The opening line of Bruce Springsteen’s Nebraska – both the album and the song – declares: “I saw her standin’ on her front lawn/Just a twirlin’ her baton/Me and her went for a ride, sir/And 10 innocent people died.” That is a direct homage to Terrence Malick’s Badlands – the classic drama that forever changed the way Hollywood portrays its cops and robbers.
Badlands addresses the ’60s counterculture given the bleak benefit of hindsight. Rather than go wide – adapting his taut screenplay into epic – Malick set his sites on Dustbowl America. And in so doing he achieves a sense of voyeurism, if not a brilliant satire on the nature of celebrity, itself.
Badlands is equal parts Manson and Starkweather, with a shot of Easy Rider in between. What’s more, it came along during a time when Terrence Malick still had something left to prove – long before the ornery director would abandon linear construction altogether; long before a lot of A-list talent would openly disparage him in the press.
Right time. Right place. Right vehicle.

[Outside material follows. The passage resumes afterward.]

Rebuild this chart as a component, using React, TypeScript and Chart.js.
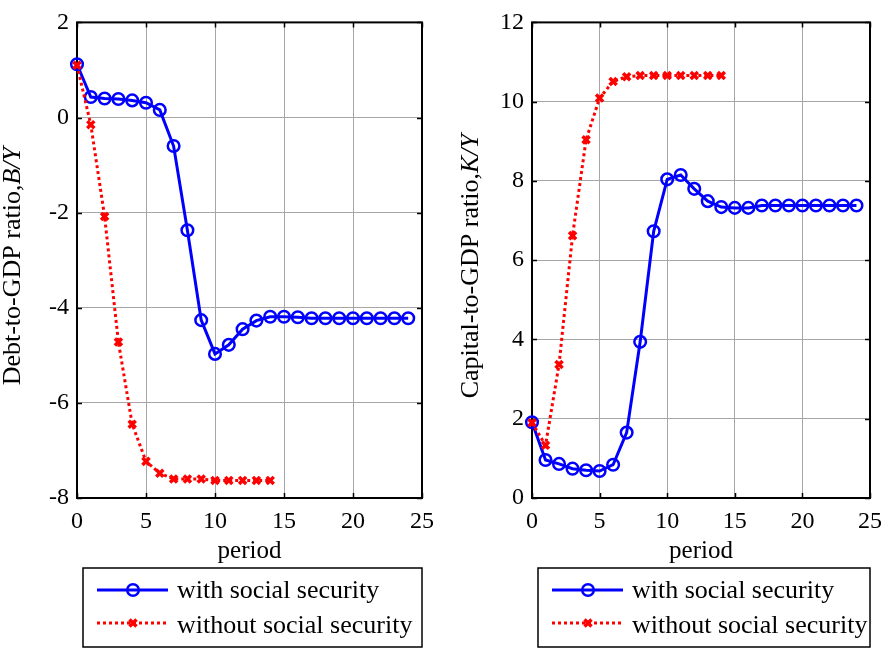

That’s Badlands.
There was, of course, the prudent casting of Martin Sheen and Sissy Spacek – most notably the wide-eyed Sheen, caught square in the deep throes of his big moment. In the 40 years since, Sheen has never, ever come off better – not in Apocalypse, not in Gandhi, and almost certainly not in Bobby. Sheen’s performance via Badlands plays like a thesis in restraint. His character appears as both lover and lothario; a beautiful loser wrought with magnetism and grace.
From a screenplay perspective, Malick sneaks in tidy references to modern gadgetry along the way – the early Dictaphone, the Videograph, and (most impressively) the Stereocticon. He incorporates a soundtrack featuring “Gassenhauer” (later used as the basis for Hans Zimmer’s score from True Romance), “Love is Strange” (later used in Dirty Dancing), and Nat King Cole’s “A Blossom Fell”. And, then, of course, Malick draws us in via that astonishing sequence on the lawn – (i.e., “I saw her standin’ on her front lawn/Just a twirlin’ her baton …” ).

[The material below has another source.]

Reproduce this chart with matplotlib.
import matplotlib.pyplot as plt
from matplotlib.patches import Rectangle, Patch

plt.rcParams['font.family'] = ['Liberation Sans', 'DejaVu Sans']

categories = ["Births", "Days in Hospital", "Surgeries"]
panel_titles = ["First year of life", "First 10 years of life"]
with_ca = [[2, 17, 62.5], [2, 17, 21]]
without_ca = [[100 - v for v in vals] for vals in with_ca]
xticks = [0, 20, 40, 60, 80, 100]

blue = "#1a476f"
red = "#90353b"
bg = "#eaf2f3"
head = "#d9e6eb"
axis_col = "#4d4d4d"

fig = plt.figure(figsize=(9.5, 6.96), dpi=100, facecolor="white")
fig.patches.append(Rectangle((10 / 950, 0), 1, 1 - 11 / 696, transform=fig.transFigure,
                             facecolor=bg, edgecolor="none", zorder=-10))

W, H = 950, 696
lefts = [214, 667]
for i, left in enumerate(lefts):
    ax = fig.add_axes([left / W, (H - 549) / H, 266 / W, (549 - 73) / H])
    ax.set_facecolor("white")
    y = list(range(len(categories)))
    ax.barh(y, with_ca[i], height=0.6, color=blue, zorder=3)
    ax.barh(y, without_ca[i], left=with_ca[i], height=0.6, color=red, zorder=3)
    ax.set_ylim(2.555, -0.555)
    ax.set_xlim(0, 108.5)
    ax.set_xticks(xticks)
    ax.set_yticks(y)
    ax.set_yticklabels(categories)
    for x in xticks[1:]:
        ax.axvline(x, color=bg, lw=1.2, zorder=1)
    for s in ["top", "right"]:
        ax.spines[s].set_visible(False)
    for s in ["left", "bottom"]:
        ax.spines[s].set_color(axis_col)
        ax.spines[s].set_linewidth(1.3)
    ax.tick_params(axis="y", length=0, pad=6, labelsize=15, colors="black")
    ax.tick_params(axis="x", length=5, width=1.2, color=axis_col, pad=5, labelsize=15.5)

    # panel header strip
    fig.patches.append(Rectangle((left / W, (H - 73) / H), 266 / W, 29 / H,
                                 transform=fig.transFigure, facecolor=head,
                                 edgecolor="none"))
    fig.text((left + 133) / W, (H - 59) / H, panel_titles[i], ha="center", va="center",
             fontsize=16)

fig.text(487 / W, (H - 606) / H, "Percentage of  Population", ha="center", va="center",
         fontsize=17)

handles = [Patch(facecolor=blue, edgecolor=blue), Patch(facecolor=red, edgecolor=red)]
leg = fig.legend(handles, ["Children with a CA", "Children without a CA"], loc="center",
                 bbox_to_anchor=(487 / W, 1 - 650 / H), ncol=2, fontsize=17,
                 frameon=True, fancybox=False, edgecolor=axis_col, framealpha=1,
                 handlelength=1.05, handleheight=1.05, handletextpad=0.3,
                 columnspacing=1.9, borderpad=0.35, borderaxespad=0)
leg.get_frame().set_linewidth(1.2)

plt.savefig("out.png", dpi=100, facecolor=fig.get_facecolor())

Springsteen’s Nebraska, while representing the most overt of mainstream references, is also very far from the only work to pay homage. You can find unique aspects of Malick’s film sprinkled throughout Natural Born Killers, The Outsiders, and (perhaps most notably) A Perfect World. You can find Badlands tucked inside the nuance of Spring Breakers and The Wire. And – assuming you’ve got a stringent eye for such matters – you can more than likely find Badlands simmering just beneath the murky surface of Aurora, if not Columbine, Newtown, and Angelus Oaks, California (among others). Now 40 long years down the line, Badlands is still a haunting reminder of just how far ahead Terrence Malick really was, and just how much he has since fallen behind.